A nice complement to the contemporary home furnishings is a selection of Outsider/Self-Taught Art by Fayette, Alabama artist Jimmy Lee Sudduth. Known for painting with house paint, mud and found pigments such as motor oil and juices, Sudduth often painted with his fingers because “they never wore out” like a brush would. His paintings are a window into the soul of the artist and often portrayed things that spoke to him or that he saw. The sale features three prominent works, including one of a large brown Toto dog, a courthouse and an exceptionally large factory. His work can be found in the Smithsonian, the High Museum of Art in Atlanta, the Birmingham Museum of Art in Alabama and the Corcoran Gallery in Washington, D.C.
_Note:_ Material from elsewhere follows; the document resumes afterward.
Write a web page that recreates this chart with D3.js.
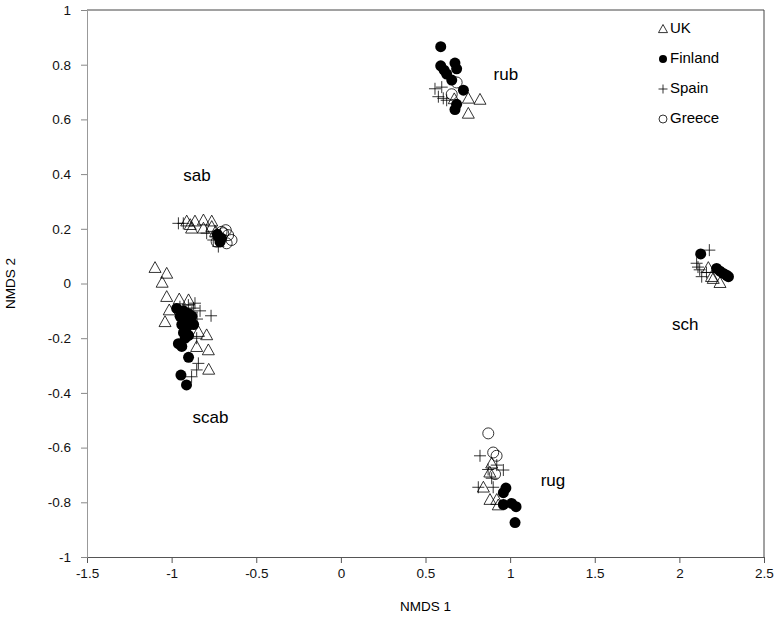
<!DOCTYPE html>
<html><head><meta charset="utf-8">
<script src="https://cdn.jsdelivr.net/npm/d3@7"></script>
<style>body{margin:0;background:#fff}svg{display:block}text{font-family:"Liberation Sans",Arial,sans-serif}</style>
</head><body><div id="chart"></div>
<script>
const xTicks = [-1.5,-1,-0.5,0,0.5,1,1.5,2,2.5];
const yTicks = [-1,-0.8,-0.6,-0.4,-0.2,0,0.2,0.4,0.6,0.8,1];
const seriesNames = ["UK","Finland","Spain","Greece"];
const clusterLabels = ["rub","sab","sch","scab","rug"];
const clusterLabelPos = [[0.975,0.762],[-0.85,0.39],[2.035,-0.155],[-0.77,-0.495],[1.253,-0.725]];

const ukPoints = [
  // sab
  [-0.911,0.228],[-0.862,0.228],[-0.812,0.232],[-0.763,0.228],[-0.882,0.202],[-0.812,0.202],[-0.763,0.208],[-0.74,0.19],[-0.89,0.215],
  // scab
  [-1.098,0.058],[-1.029,0.037],[-1.056,0.004],[-1.029,-0.048],[-0.955,-0.057],[-1.014,-0.097],[-1.039,-0.140],
  [-0.842,-0.176],[-0.793,-0.188],[-0.852,-0.231],[-0.783,-0.243],[-0.781,-0.314],[-0.9,-0.06],
  // rub
  [0.753,0.677],[0.822,0.673],[0.753,0.622],[0.67,0.675],
  // sch
  [2.171,0.058],[2.19,0.025],[2.24,0.003],[2.2,0.018],
  // rug
  [0.891,-0.657],[0.88,-0.69],[0.842,-0.745],[0.921,-0.79],[0.881,-0.79],[0.93,-0.81]
];
const finlandPoints = [
  // sab
  [-0.724,0.171],[-0.705,0.165],[-0.714,0.152],[-0.73,0.18],
  // scab
  [-0.97,-0.091],[-0.95,-0.12],[-0.93,-0.10],[-0.92,-0.13],[-0.90,-0.11],[-0.89,-0.14],[-0.91,-0.16],[-0.88,-0.12],
  [-0.94,-0.15],[-0.93,-0.18],[-0.90,-0.19],[-0.87,-0.15],[-0.92,-0.20],[-0.96,-0.22],[-0.94,-0.23],[-0.90,-0.27],
  [-0.945,-0.335],[-0.912,-0.371],
  // rub
  [0.590,0.866],[0.590,0.796],[0.674,0.806],[0.625,0.766],[0.684,0.785],[0.655,0.744],[0.724,0.707],[0.674,0.636],[0.684,0.655],[0.61,0.78],
  // sch
  [2.126,0.108],[2.22,0.055],[2.24,0.045],[2.26,0.037],[2.28,0.03],[2.29,0.025],
  // rug
  [0.975,-0.748],[0.96,-0.765],[0.96,-0.808],[1.009,-0.804],[1.035,-0.816],[1.029,-0.874]
];
const spainPoints = [
  // sab
  [-0.96,0.22],[-0.931,0.22],[-0.724,0.135],[-0.754,0.159],[-0.793,0.184],[-0.74,0.17],
  // scab
  [-0.862,-0.072],[-0.832,-0.100],[-0.767,-0.118],[-0.852,-0.200],[-0.842,-0.292],[-0.852,-0.316],[-0.882,-0.341],
  [-0.951,-0.085],[-0.901,-0.079],[-0.87,-0.09],[-0.88,-0.105],[-0.85,-0.13],
  // rub
  [0.556,0.712],[0.596,0.718],[0.576,0.683],[0.605,0.677],[0.625,0.67],
  // sch
  [2.177,0.122],[2.102,0.074],[2.11,0.06],[2.12,0.05],[2.132,0.025],[2.16,0.04],
  // rug
  [0.822,-0.63],[0.921,-0.664],[0.960,-0.682],[0.891,-0.712],[0.812,-0.745],[0.900,-0.745],[0.87,-0.68]
];
const greecePoints = [
  // sab
  [-0.695,0.184],[-0.666,0.177],[-0.646,0.159],[-0.675,0.147],[-0.734,0.153],[-0.705,0.189],[-0.68,0.195],
  // rub
  [0.655,0.692],[0.684,0.735],
  // rug
  [0.871,-0.548],[0.900,-0.618],[0.92,-0.63],[0.911,-0.697]
];

const W = 777, H = 618;
const m = {l:87, r:13, t:10, b:61};
const svg = d3.select("#chart").append("svg").attr("width",W).attr("height",H);
const x = d3.scaleLinear().domain([-1.5,2.5]).range([m.l, W-m.r]);
const y = d3.scaleLinear().domain([-1,1]).range([H-m.b, m.t]);

svg.append("path").attr("d",`M${x(-1.5)},${y(1)}H${x(2.5)}V${y(-1)}`).attr("fill","none").attr("stroke","#444").attr("stroke-width",1);

const fmt = d => String(d);
const xa = svg.append("g").attr("transform",`translate(0,${y(-1)})`)
  .call(d3.axisBottom(x).tickValues(xTicks).tickSize(6).tickPadding(5).tickFormat(fmt));
xa.select(".domain").attr("stroke","#555");
xa.selectAll(".tick line").attr("stroke","#555");
xa.selectAll("text").attr("font-size",13.5).attr("fill","#111").attr("font-family","Liberation Sans, Arial");

const ya = svg.append("g").attr("transform",`translate(${x(-1.5)},0)`)
  .call(d3.axisLeft(y).tickValues(yTicks).tickSize(6).tickPadding(10).tickFormat(fmt));
ya.select(".domain").attr("stroke","#999");
ya.selectAll(".tick line").attr("stroke","#888");
ya.selectAll("text").attr("font-size",13.5).attr("fill","#111").attr("font-family","Liberation Sans, Arial");

svg.append("text").attr("x",(x(-1.5)+x(2.5))/2).attr("y",611).attr("text-anchor","middle")
  .attr("font-size",13.5).text("NMDS 1");
svg.append("text").attr("transform",`translate(15,${(y(1)+y(-1))/2}) rotate(-90)`).attr("text-anchor","middle")
  .attr("font-size",13.5).text("NMDS 2");

const sz = 6;
function drawSymbol(g, type, cx, cy, s){
  if(type==="UK"){
    g.append("path").attr("d",`M${cx},${cy-s}L${cx+s},${cy+s*0.8}L${cx-s},${cy+s*0.8}Z`)
      .attr("fill","none").attr("stroke","#000").attr("stroke-width",0.8);
  } else if(type==="Finland"){
    g.append("circle").attr("cx",cx).attr("cy",cy).attr("r",s-0.5).attr("fill","#000");
  } else if(type==="Spain"){
    g.append("path").attr("d",`M${cx-s},${cy}H${cx+s}M${cx},${cy-s}V${cy+s}`)
      .attr("fill","none").attr("stroke","#000").attr("stroke-width",0.8);
  } else {
    g.append("circle").attr("cx",cx).attr("cy",cy).attr("r",s-0.5).attr("fill","none").attr("stroke","#000").attr("stroke-width",0.8);
  }
}
const all = {UK:ukPoints, Finland:finlandPoints, Spain:spainPoints, Greece:greecePoints};
const pg = svg.append("g");
seriesNames.forEach(n => all[n].forEach(p => drawSymbol(pg, n, x(p[0]), y(p[1]), sz)));

clusterLabels.forEach((t,i) => {
  svg.append("text").attr("x",x(clusterLabelPos[i][0])).attr("y",y(clusterLabelPos[i][1]))
    .attr("text-anchor","middle").attr("dominant-baseline","middle").attr("font-size",17).text(t);
});

const lg = svg.append("g");
seriesNames.forEach((n,i) => {
  const cy = 29 + i*30;
  drawSymbol(lg, n, 663, cy, 4.5);
  lg.append("text").attr("x",670).attr("y",cy).attr("dominant-baseline","middle").attr("font-size",15).text(n);
});
</script></body></html>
Those seeking more traditional works will be treated to a fine selection of American and European furniture and decorative arts. Colonial Pennsylvania is represented with two dressing tables. The first has a superb stance with tightly sprung cabriole legs ending in brush feet. The second is more austere in nature and has a Quaker-like aesthetic with pad feet and a meandering apron. From “across the pond” there is a curvaceous serpentine-front marquetry inlaid marble-top Louis XV commode, stamped with a fleur-de-lis and “CRESCEN”. This piece doesn’t have a straight line on it and is truly a symphony of curves.

Finally, there is a nice selection of Majolica and art pottery for ceramic and pottery enthusiasts. Of note is a small George Ohr pot that is indicative of the work from the “Mad Potter of Biloxi”. Saturday Evening Girls, Rookwood, Newcomb, Stellmacher, Hampshire and Zsolnay are all also represented.